One counterintelligence official told Army officials in 1991 that she believed the program might be linked to the Phoenix program, a U.S. military and CIA undertaking that resulted in the assassinations of thousands of South Vietnamese suspected of disloyalty. Some of the Project X materials appeared to be the same as the Phoenix lessons, and the Army intelligence school was teaching a course on the Phoenix program at the same time that the Project X manuals were being written, she noted.

During the mid-1970s, after the intelligence school moved to Fort Huachuca, Ariz., the school "began exporting, on request, Project X material to MAAGs, MILGROUPS, defense attaches, and other U.S. military agencies participating in the U.S. advisory-training effort in friendly foreign countries," according to a short history of the program prepared in 1991.

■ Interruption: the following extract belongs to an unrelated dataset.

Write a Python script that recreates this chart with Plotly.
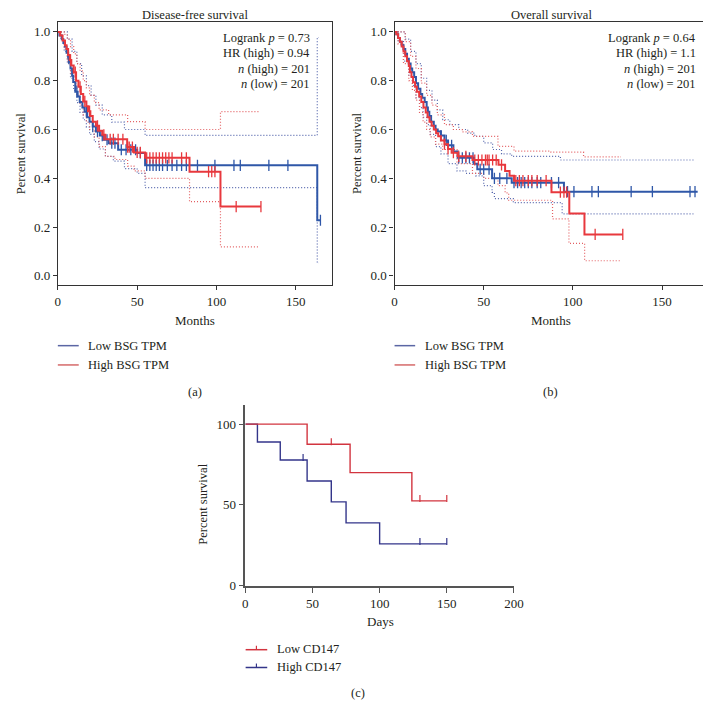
import plotly.graph_objects as go

# ---------------- DATA ----------------
# Panel (a) Disease-free survival (months, survival fraction)
A_low_t = [0, 1, 2.5, 3.5, 4.5, 5.5, 6.5, 7, 8, 9, 9.7, 11, 12.5, 13.8, 15.5, 16.9, 18.5, 20, 22, 24, 26.5, 29, 32, 38, 50, 55, 163.5]
A_low_s = [1.0, 0.985, 0.97, 0.955, 0.94, 0.915, 0.895, 0.875, 0.85, 0.82, 0.795, 0.755, 0.735, 0.713, 0.69, 0.673, 0.65, 0.632, 0.612, 0.592, 0.575, 0.558, 0.544, 0.517, 0.504, 0.453, 0.228]
A_low_end = 165.5
A_low_cens = [12, 18, 22, 25, 28, 31, 34, 36, 40, 43, 46, 49, 52, 56, 58, 60, 62, 64, 66, 69, 72, 75, 78, 81, 88, 99, 111, 115, 133, 145, 165.5]
A_low_up_t = [0, 3, 6, 9, 12, 15, 18, 21, 24, 28, 34, 42, 55, 163.5]
A_low_up_s = [1.0, 1.0, 0.97, 0.92, 0.87, 0.82, 0.78, 0.74, 0.70, 0.66, 0.63, 0.60, 0.576, 0.977]
A_low_up_end = 164.5
A_low_lo_t = [0, 2, 4, 6, 8, 10, 12, 14, 16, 18, 20, 23, 26, 30, 35, 42, 50, 55, 163.5]
A_low_lo_s = [1.0, 0.97, 0.92, 0.87, 0.81, 0.76, 0.71, 0.67, 0.64, 0.61, 0.58, 0.55, 0.52, 0.49, 0.47, 0.44, 0.42, 0.362, 0.053]
A_low_lo_end = 164.5

A_high_t = [0, 1.5, 3, 4.5, 5.5, 6.5, 7.5, 8.5, 10, 11.5, 13, 14.5, 16, 18, 19, 20.5, 22, 24, 26, 28, 30, 43.7, 48, 55, 83, 102.5]
A_high_s = [1.0, 0.985, 0.965, 0.945, 0.93, 0.905, 0.885, 0.862, 0.835, 0.80, 0.775, 0.745, 0.715, 0.695, 0.675, 0.655, 0.632, 0.615, 0.595, 0.578, 0.56, 0.528, 0.506, 0.484, 0.427, 0.284]
A_high_end = 128
A_high_cens = [8, 11, 14, 17, 20, 25, 29, 33, 35, 38, 41, 44, 45, 47, 50, 52, 56, 58, 60, 62, 64, 66, 68, 70, 72, 78, 81, 95, 97, 99, 112.4, 128]
A_high_up_t = [0, 2, 4, 6, 8, 10, 12, 14, 16, 18, 20, 23, 26, 32, 44, 55, 102.5]
A_high_up_s = [1.0, 1.0, 0.99, 0.97, 0.94, 0.91, 0.87, 0.84, 0.80, 0.77, 0.74, 0.71, 0.68, 0.66, 0.632, 0.60, 0.673]
A_high_up_end = 127
A_high_lo_t = [0, 2, 4, 6, 8, 10, 12, 14, 16, 18, 20, 23, 26, 30, 36, 44, 48, 55, 83, 102.5]
A_high_lo_s = [1.0, 0.97, 0.93, 0.88, 0.83, 0.79, 0.74, 0.70, 0.66, 0.63, 0.60, 0.57, 0.53, 0.49, 0.477, 0.45, 0.43, 0.40, 0.304, 0.119]
A_high_lo_end = 127

# Panel (b) Overall survival
B_low_t = [0, 1, 2, 3, 4, 5, 6, 7, 8, 9, 9.9, 11, 12, 13.2, 14.5, 15.5, 16.9, 18, 18.7, 19.5, 20.5, 22, 23, 24.2, 26, 28, 30, 33, 35.4, 44.6, 46.4, 54.7, 65.7, 95]
B_low_s = [1.0, 0.99, 0.975, 0.96, 0.945, 0.93, 0.91, 0.89, 0.87, 0.85, 0.835, 0.815, 0.79, 0.767, 0.745, 0.73, 0.713, 0.69, 0.673, 0.655, 0.632, 0.615, 0.60, 0.592, 0.575, 0.555, 0.535, 0.51, 0.484, 0.46, 0.437, 0.40, 0.382, 0.345]
B_low_end = 170
B_low_cens = [26, 29, 32, 36, 38, 40, 42, 44, 48, 50, 53, 56, 59, 63, 67, 69, 71, 73, 75, 77, 80, 82, 88, 92, 97, 100.6, 110.7, 114.3, 132.7, 144.6, 165.7, 168.5]
B_low_up_t = [0, 3, 6, 9, 12, 15, 18, 21, 24, 27, 31, 36, 41, 45, 50, 55, 60, 65.7, 93]
B_low_up_s = [1.0, 1.0, 0.97, 0.92, 0.87, 0.81, 0.76, 0.72, 0.68, 0.64, 0.62, 0.60, 0.585, 0.572, 0.545, 0.518, 0.50, 0.49, 0.475]
B_low_up_end = 168.5
B_low_lo_t = [0, 2, 5, 8, 10, 12, 14, 16, 18, 20, 23, 26, 30, 35, 40, 45.5, 50, 54.7, 56, 66.6, 94]
B_low_lo_s = [1.0, 0.96, 0.88, 0.82, 0.78, 0.73, 0.69, 0.65, 0.62, 0.58, 0.53, 0.50, 0.46, 0.43, 0.42, 0.41, 0.37, 0.342, 0.317, 0.30, 0.254]
B_low_lo_end = 167.6

B_high_t = [0, 1, 2, 3, 4, 5, 6, 7, 8, 8.6, 9.5, 10.4, 11.5, 12.5, 13.8, 15, 16.2, 17.5, 18.5, 19.6, 20.8, 22, 23.3, 24.5, 26, 28, 30, 32, 35.4, 43.7, 58.3, 62, 64.5, 67, 88, 98, 106.5]
B_high_s = [1.0, 0.99, 0.975, 0.96, 0.94, 0.92, 0.90, 0.88, 0.86, 0.835, 0.815, 0.794, 0.775, 0.755, 0.735, 0.713, 0.69, 0.67, 0.65, 0.632, 0.615, 0.60, 0.585, 0.572, 0.555, 0.54, 0.52, 0.505, 0.49, 0.475, 0.455, 0.43, 0.41, 0.39, 0.343, 0.256, 0.17]
B_high_end = 128
B_high_cens = [28, 30, 33, 36, 40, 45, 47, 49, 51, 52, 53, 55, 57, 60, 68, 70, 72, 75, 77, 80, 85, 93, 95, 96.5, 112.5, 128]
B_high_up_t = [0, 3, 6, 9, 12, 15, 18, 21, 24, 28, 33, 38, 43.7, 58, 67, 87.7, 106]
B_high_up_s = [1.0, 1.0, 0.96, 0.90, 0.85, 0.79, 0.74, 0.70, 0.66, 0.62, 0.60, 0.59, 0.572, 0.531, 0.511, 0.507, 0.488]
B_high_up_end = 127
B_high_lo_t = [0, 2, 5, 8, 10, 12, 14, 16, 18, 20, 23, 27, 35, 43.7, 50, 58, 62, 64, 88.6, 97.8, 106.6]
B_high_lo_s = [1.0, 0.95, 0.87, 0.80, 0.76, 0.72, 0.67, 0.63, 0.60, 0.57, 0.54, 0.518, 0.46, 0.42, 0.40, 0.37, 0.34, 0.31, 0.234, 0.133, 0.062]
B_high_lo_end = 127

# Panel (c) Days, percent survival
C_low_t = [0, 46, 78, 124]
C_low_s = [100, 87.5, 70, 52.5]
C_low_end = 150
C_low_cens = [64, 130, 150]
C_high_t = [0, 9, 26, 46, 64, 75, 100]
C_high_s = [100, 88.9, 77.8, 64.8, 51.9, 38.9, 25.9]
C_high_end = 150
C_high_cens = [43, 130, 150]

stats_a = ["Logrank <i>p</i> = 0.73", "HR (high) = 0.94", "<i>n</i> (high) = 201", "<i>n</i> (low) = 201"]
stats_b = ["Logrank <i>p</i> = 0.64", "HR (high) = 1.1", "<i>n</i> (high) = 201", "<i>n</i> (low) = 201"]

# ---------------- STYLE / LAYOUT ----------------
W = H = 711
FONT = "Liberation Serif"
TXT = "#231f20"
RED = "#e8383d"
BLUE = "#2f57a8"
RED_CI = "#e35f62"
BLUE_CI = "#5566ad"
C_RED = "#d2343f"
C_BLUE = "#33358a"


def fx(p):
    return p / W


def fy(p):
    return 1 - p / H


def step(t, s, end):
    return list(t) + [end], list(s) + [s[-1]]


def lookup(t, s, x):
    v = s[0]
    for ti, si in zip(t, s):
        if ti <= x:
            v = si
    return v


fig = go.Figure()


def add_curve(t, s, end, color, width, xa, ya, dash=None):
    x, y = step(t, s, end)
    fig.add_trace(go.Scatter(x=x, y=y, mode="lines", line=dict(color=color, width=width, shape="hv", dash=dash),
                             xaxis=xa, yaxis=ya, showlegend=False, hoverinfo="skip"))


def add_cens(t, s, cens, color, size, lw, xa, ya, offset=0.0):
    fig.add_trace(go.Scatter(x=cens, y=[lookup(t, s, c) + offset for c in cens], mode="markers",
                             marker=dict(symbol="line-ns", size=size, line=dict(color=color, width=lw)),
                             xaxis=xa, yaxis=ya, showlegend=False, hoverinfo="skip"))


DOT = "1px,2px"

# panel a
for (t, s, e, c) in [(A_low_up_t, A_low_up_s, A_low_up_end, BLUE_CI), (A_low_lo_t, A_low_lo_s, A_low_lo_end, BLUE_CI),
                     (A_high_up_t, A_high_up_s, A_high_up_end, RED_CI), (A_high_lo_t, A_high_lo_s, A_high_lo_end, RED_CI)]:
    add_curve(t, s, e, c, 1.2, "x", "y", dash=DOT)
add_curve(A_low_t, A_low_s, A_low_end, BLUE, 2, "x", "y")
add_cens(A_low_t, A_low_s, A_low_cens, BLUE, 8, 1.3, "x", "y")
add_curve(A_high_t, A_high_s, A_high_end, RED, 2, "x", "y")
add_cens(A_high_t, A_high_s, A_high_cens, RED, 8, 1.3, "x", "y")

# panel b
for (t, s, e, c) in [(B_low_up_t, B_low_up_s, B_low_up_end, BLUE_CI), (B_low_lo_t, B_low_lo_s, B_low_lo_end, BLUE_CI),
                     (B_high_up_t, B_high_up_s, B_high_up_end, RED_CI), (B_high_lo_t, B_high_lo_s, B_high_lo_end, RED_CI)]:
    add_curve(t, s, e, c, 1.2, "x2", "y2", dash=DOT)
add_curve(B_low_t, B_low_s, B_low_end, BLUE, 2, "x2", "y2")
add_cens(B_low_t, B_low_s, B_low_cens, BLUE, 8, 1.3, "x2", "y2")
add_curve(B_high_t, B_high_s, B_high_end, RED, 2, "x2", "y2")
add_cens(B_high_t, B_high_s, B_high_cens, RED, 8, 1.3, "x2", "y2")

# panel c
add_curve(C_high_t, C_high_s, C_high_end, C_BLUE, 1.4, "x3", "y3")
add_cens(C_high_t, C_high_s, C_high_cens, C_BLUE, 5, 1.2, "x3", "y3", offset=1.5)
add_curve(C_low_t, C_low_s, C_low_end, C_RED, 1.4, "x3", "y3")
add_cens(C_low_t, C_low_s, C_low_cens, C_RED, 5, 1.2, "x3", "y3", offset=1.5)

tickfont = dict(family=FONT, size=13, color=TXT)
box_axis = dict(showline=True, linecolor="#333333", linewidth=1.2, mirror=True, ticks="outside", ticklen=4,
                tickcolor="#333333", showgrid=False, zeroline=False, tickfont=tickfont)
c_axis = dict(showline=True, linecolor="#555555", linewidth=1.6, mirror=False, ticks="outside", ticklen=5,
              tickwidth=1.4, tickcolor="#555555", showgrid=False, zeroline=False, tickfont=tickfont)

fig.update_layout(
    width=W, height=H, margin=dict(l=0, r=0, t=0, b=0),
    paper_bgcolor="white", plot_bgcolor="white",
    font=dict(family=FONT, color=TXT, size=12.5),
    xaxis=dict(domain=[fx(47.7), fx(327)], range=[0, 172.8], tickvals=[0, 50, 100, 150], anchor="y", **box_axis),
    yaxis=dict(domain=[fy(280.3), fy(14.3)], range=[-0.038, 1.04], tickvals=[0, 0.2, 0.4, 0.6, 0.8, 1.0],
               tickformat=".1f", anchor="x", **box_axis),
    xaxis2=dict(domain=[fx(390.7), fx(710)], range=[0, 175.8], tickvals=[0, 50, 100, 150], anchor="y2", **box_axis),
    yaxis2=dict(domain=[fy(280.3), fy(14.3)], range=[-0.038, 1.04], tickvals=[0, 0.2, 0.4, 0.6, 0.8, 1.0],
                tickformat=".1f", anchor="x2", **box_axis),
    xaxis3=dict(domain=[fx(238.7), fx(512.3)], range=[0, 200], tickvals=[0, 50, 100, 150, 200], anchor="y3", **c_axis),
    yaxis3=dict(domain=[fy(584.3), fy(401.7)], range=[0, 111.7], tickvals=[0, 50, 100], anchor="x3", **c_axis),
)

ann = []


def text(x, y, s, size=12.5, xanchor="center", angle=0):
    ann.append(dict(x=fx(x), y=fy(y), xref="paper", yref="paper", text=s, showarrow=False, xanchor=xanchor,
                    yanchor="middle", textangle=angle, borderpad=0,
                    font=dict(family=FONT, size=size, color=TXT)))


text(187.4, 7.5, "Disease-free survival", 12.5)
text(550.4, 7.5, "Overall survival", 12.5)
for i, (sa, sb) in enumerate(zip(stats_a, stats_b)):
    yy = 30 + i * 15.7
    text(306, yy, sa, 12.5, "right")
    text(698.3, yy, sb, 12.5, "right")
text(11, 147, "Percent survival", 12.5, angle=-90)
text(353, 147, "Percent survival", 12.5, angle=-90)
text(187.4, 315.7, "Months", 13)
text(550.4, 315.7, "Months", 13)
text(196, 502, "Percent survival", 12.5, angle=-90)
text(376, 620, "Days", 13)

shapes = []


def lg_line(x0, x1, y, color, tick=False):
    shapes.append(dict(type="line", xref="paper", yref="paper", x0=fx(x0), x1=fx(x1), y0=fy(y), y1=fy(y),
                       line=dict(color=color, width=1.5)))
    if tick:
        xm = (x0 + x1) / 2
        shapes.append(dict(type="line", xref="paper", yref="paper", x0=fx(xm), x1=fx(xm), y0=fy(y), y1=fy(y - 4),
                           line=dict(color=color, width=1.2)))


lg_line(47.7, 69, 341.5, "#5b66a4")
lg_line(47.7, 69, 361, "#d56a6a")
text(77.7, 341.5, "Low BSG TPM", 12.5, "left")
text(77.7, 361, "High BSG TPM", 12.5, "left")
lg_line(390.7, 411.7, 341.5, "#5b66a4")
lg_line(390.7, 411.7, 361, "#d56a6a")
text(420.7, 341.5, "Low BSG TPM", 12.5, "left")
text(420.7, 361, "High BSG TPM", 12.5, "left")
text(187, 388, "(a)", 12.5)
text(550, 388, "(b)", 12.5)

lg_line(239, 261, 649, C_RED, tick=True)
lg_line(239, 261, 667, C_BLUE, tick=True)
text(269.5, 648, "Low CD147", 12.5, "left")
text(269.5, 666, "High CD147", 12.5, "left")
text(353, 693, "(c)", 12.5)

fig.update_layout(annotations=ann, shapes=shapes)
fig.write_html("out.html")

Those acronyms refer to the various types of military advisory groups that existed as part of the U.S. government presence in foreign countries. In some countries, U.S. military personnel were located in the U.S. Embassy; in others they worked from offices in the country's defense ministry.

Sometimes lesson plans were sent to be used by U.S. military personnel already in the country. Other times, Army Intelligence Mobile Training Teams, small groups of military intelligence officers, were dispatched to do the training. Foreign officers were also allowed to take courses at U.S. intelligence schools here and abroad.

It is uncertain from the documents when the program ended. The 1991 memo by Maj. Husband said he believed the program was halted "by the Carter administration for fear the training would contribute to human rights violations in other countries."

But in 1980, President Jimmy Carter's last year in office, the annual review by the office of the assistant chief of staff for intelligence, then responsible for the program, noted that "major problems encountered {in the intelligence assistance program} were the revolution in Iran which degraded {the program} and other U.S. efforts; and further personnel reductions in attache and security assistance organizations."